→ Data excerpt:
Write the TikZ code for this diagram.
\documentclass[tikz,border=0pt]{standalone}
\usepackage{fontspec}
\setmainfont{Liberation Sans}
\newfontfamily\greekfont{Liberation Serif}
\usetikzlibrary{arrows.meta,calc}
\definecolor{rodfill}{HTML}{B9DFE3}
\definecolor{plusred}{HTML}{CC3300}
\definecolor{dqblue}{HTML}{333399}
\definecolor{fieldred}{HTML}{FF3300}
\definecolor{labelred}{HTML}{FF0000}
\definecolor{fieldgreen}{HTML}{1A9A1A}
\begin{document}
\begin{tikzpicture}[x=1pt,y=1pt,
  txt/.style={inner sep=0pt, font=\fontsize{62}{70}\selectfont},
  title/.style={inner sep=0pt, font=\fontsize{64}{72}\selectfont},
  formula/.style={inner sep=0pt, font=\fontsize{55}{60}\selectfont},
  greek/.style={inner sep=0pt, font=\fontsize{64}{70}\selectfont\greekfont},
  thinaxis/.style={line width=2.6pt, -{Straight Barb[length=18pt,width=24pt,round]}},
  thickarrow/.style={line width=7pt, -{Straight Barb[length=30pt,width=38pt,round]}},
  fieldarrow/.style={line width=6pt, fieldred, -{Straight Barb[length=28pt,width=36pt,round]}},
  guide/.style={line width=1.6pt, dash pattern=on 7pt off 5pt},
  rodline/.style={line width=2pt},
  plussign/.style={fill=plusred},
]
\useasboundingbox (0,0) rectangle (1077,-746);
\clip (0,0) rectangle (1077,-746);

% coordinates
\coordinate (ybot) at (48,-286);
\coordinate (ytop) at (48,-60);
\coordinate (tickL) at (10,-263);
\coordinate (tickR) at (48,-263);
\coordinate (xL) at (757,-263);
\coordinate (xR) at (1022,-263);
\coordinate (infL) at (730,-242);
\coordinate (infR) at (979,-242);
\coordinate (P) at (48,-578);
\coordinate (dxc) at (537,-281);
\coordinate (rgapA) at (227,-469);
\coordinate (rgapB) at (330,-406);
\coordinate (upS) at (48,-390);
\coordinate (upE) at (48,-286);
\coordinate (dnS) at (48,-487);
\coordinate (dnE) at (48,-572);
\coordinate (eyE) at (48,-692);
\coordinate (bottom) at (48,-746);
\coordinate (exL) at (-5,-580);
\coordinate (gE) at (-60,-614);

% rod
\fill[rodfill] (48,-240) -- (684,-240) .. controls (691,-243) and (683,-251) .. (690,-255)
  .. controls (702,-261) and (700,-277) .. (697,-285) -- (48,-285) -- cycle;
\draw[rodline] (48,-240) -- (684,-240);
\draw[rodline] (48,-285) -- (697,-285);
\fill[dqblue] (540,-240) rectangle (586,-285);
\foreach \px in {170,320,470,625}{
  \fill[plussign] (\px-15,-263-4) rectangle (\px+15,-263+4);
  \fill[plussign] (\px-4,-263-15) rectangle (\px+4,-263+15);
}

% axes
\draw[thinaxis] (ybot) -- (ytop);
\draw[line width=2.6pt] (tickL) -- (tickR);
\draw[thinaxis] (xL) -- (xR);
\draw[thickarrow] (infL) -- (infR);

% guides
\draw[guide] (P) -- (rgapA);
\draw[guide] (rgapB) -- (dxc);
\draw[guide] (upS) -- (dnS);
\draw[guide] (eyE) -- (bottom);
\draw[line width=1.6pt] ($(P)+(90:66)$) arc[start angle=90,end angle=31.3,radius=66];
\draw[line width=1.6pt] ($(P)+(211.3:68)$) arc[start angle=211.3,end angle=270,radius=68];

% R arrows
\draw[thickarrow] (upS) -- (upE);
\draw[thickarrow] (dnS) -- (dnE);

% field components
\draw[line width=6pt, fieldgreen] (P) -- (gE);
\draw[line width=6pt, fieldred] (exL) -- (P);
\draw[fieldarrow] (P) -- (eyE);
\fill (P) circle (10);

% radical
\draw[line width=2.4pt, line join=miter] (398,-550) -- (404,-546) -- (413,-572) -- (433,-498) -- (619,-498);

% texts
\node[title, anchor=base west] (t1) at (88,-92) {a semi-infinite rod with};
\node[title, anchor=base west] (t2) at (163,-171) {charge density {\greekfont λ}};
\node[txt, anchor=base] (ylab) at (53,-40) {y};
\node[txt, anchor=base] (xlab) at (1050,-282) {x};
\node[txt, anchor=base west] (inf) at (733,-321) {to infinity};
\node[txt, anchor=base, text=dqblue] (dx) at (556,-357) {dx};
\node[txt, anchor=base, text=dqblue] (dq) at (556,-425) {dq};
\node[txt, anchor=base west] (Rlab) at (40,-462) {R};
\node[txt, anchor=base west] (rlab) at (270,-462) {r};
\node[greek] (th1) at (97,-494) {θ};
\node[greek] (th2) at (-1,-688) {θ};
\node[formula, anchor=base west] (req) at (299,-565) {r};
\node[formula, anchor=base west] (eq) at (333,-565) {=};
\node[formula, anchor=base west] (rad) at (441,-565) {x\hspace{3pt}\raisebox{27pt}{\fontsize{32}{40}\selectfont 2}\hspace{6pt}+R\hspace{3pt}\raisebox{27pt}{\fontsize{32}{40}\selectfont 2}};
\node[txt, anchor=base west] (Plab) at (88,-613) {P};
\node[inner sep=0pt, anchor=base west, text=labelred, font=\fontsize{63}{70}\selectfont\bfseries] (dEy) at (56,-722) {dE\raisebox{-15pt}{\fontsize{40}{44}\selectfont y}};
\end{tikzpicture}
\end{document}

→ Aim:
Your task is to output all of the data above word for word.

→ Answer to the task:
Write the TikZ code for this diagram.
\documentclass[tikz,border=0pt]{standalone}
\usepackage{fontspec}
\setmainfont{Liberation Sans}
\newfontfamily\greekfont{Liberation Serif}
\usetikzlibrary{arrows.meta,calc}
\definecolor{rodfill}{HTML}{B9DFE3}
\definecolor{plusred}{HTML}{CC3300}
\definecolor{dqblue}{HTML}{333399}
\definecolor{fieldred}{HTML}{FF3300}
\definecolor{labelred}{HTML}{FF0000}
\definecolor{fieldgreen}{HTML}{1A9A1A}
\begin{document}
\begin{tikzpicture}[x=1pt,y=1pt,
  txt/.style={inner sep=0pt, font=\fontsize{62}{70}\selectfont},
  title/.style={inner sep=0pt, font=\fontsize{64}{72}\selectfont},
  formula/.style={inner sep=0pt, font=\fontsize{55}{60}\selectfont},
  greek/.style={inner sep=0pt, font=\fontsize{64}{70}\selectfont\greekfont},
  thinaxis/.style={line width=2.6pt, -{Straight Barb[length=18pt,width=24pt,round]}},
  thickarrow/.style={line width=7pt, -{Straight Barb[length=30pt,width=38pt,round]}},
  fieldarrow/.style={line width=6pt, fieldred, -{Straight Barb[length=28pt,width=36pt,round]}},
  guide/.style={line width=1.6pt, dash pattern=on 7pt off 5pt},
  rodline/.style={line width=2pt},
  plussign/.style={fill=plusred},
]
\useasboundingbox (0,0) rectangle (1077,-746);
\clip (0,0) rectangle (1077,-746);

% coordinates
\coordinate (ybot) at (48,-286);
\coordinate (ytop) at (48,-60);
\coordinate (tickL) at (10,-263);
\coordinate (tickR) at (48,-263);
\coordinate (xL) at (757,-263);
\coordinate (xR) at (1022,-263);
\coordinate (infL) at (730,-242);
\coordinate (infR) at (979,-242);
\coordinate (P) at (48,-578);
\coordinate (dxc) at (537,-281);
\coordinate (rgapA) at (227,-469);
\coordinate (rgapB) at (330,-406);
\coordinate (upS) at (48,-390);
\coordinate (upE) at (48,-286);
\coordinate (dnS) at (48,-487);
\coordinate (dnE) at (48,-572);
\coordinate (eyE) at (48,-692);
\coordinate (bottom) at (48,-746);
\coordinate (exL) at (-5,-580);
\coordinate (gE) at (-60,-614);

% rod
\fill[rodfill] (48,-240) -- (684,-240) .. controls (691,-243) and (683,-251) .. (690,-255)
  .. controls (702,-261) and (700,-277) .. (697,-285) -- (48,-285) -- cycle;
\draw[rodline] (48,-240) -- (684,-240);
\draw[rodline] (48,-285) -- (697,-285);
\fill[dqblue] (540,-240) rectangle (586,-285);
\foreach \px in {170,320,470,625}{
  \fill[plussign] (\px-15,-263-4) rectangle (\px+15,-263+4);
  \fill[plussign] (\px-4,-263-15) rectangle (\px+4,-263+15);
}

% axes
\draw[thinaxis] (ybot) -- (ytop);
\draw[line width=2.6pt] (tickL) -- (tickR);
\draw[thinaxis] (xL) -- (xR);
\draw[thickarrow] (infL) -- (infR);

% guides
\draw[guide] (P) -- (rgapA);
\draw[guide] (rgapB) -- (dxc);
\draw[guide] (upS) -- (dnS);
\draw[guide] (eyE) -- (bottom);
\draw[line width=1.6pt] ($(P)+(90:66)$) arc[start angle=90,end angle=31.3,radius=66];
\draw[line width=1.6pt] ($(P)+(211.3:68)$) arc[start angle=211.3,end angle=270,radius=68];

% R arrows
\draw[thickarrow] (upS) -- (upE);
\draw[thickarrow] (dnS) -- (dnE);

% field components
\draw[line width=6pt, fieldgreen] (P) -- (gE);
\draw[line width=6pt, fieldred] (exL) -- (P);
\draw[fieldarrow] (P) -- (eyE);
\fill (P) circle (10);

% radical
\draw[line width=2.4pt, line join=miter] (398,-550) -- (404,-546) -- (413,-572) -- (433,-498) -- (619,-498);

% texts
\node[title, anchor=base west] (t1) at (88,-92) {a semi-infinite rod with};
\node[title, anchor=base west] (t2) at (163,-171) {charge density {\greekfont λ}};
\node[txt, anchor=base] (ylab) at (53,-40) {y};
\node[txt, anchor=base] (xlab) at (1050,-282) {x};
\node[txt, anchor=base west] (inf) at (733,-321) {to infinity};
\node[txt, anchor=base, text=dqblue] (dx) at (556,-357) {dx};
\node[txt, anchor=base, text=dqblue] (dq) at (556,-425) {dq};
\node[txt, anchor=base west] (Rlab) at (40,-462) {R};
\node[txt, anchor=base west] (rlab) at (270,-462) {r};
\node[greek] (th1) at (97,-494) {θ};
\node[greek] (th2) at (-1,-688) {θ};
\node[formula, anchor=base west] (req) at (299,-565) {r};
\node[formula, anchor=base west] (eq) at (333,-565) {=};
\node[formula, anchor=base west] (rad) at (441,-565) {x\hspace{3pt}\raisebox{27pt}{\fontsize{32}{40}\selectfont 2}\hspace{6pt}+R\hspace{3pt}\raisebox{27pt}{\fontsize{32}{40}\selectfont 2}};
\node[txt, anchor=base west] (Plab) at (88,-613) {P};
\node[inner sep=0pt, anchor=base west, text=labelred, font=\fontsize{63}{70}\selectfont\bfseries] (dEy) at (56,-722) {dE\raisebox{-15pt}{\fontsize{40}{44}\selectfont y}};
\end{tikzpicture}
\end{document}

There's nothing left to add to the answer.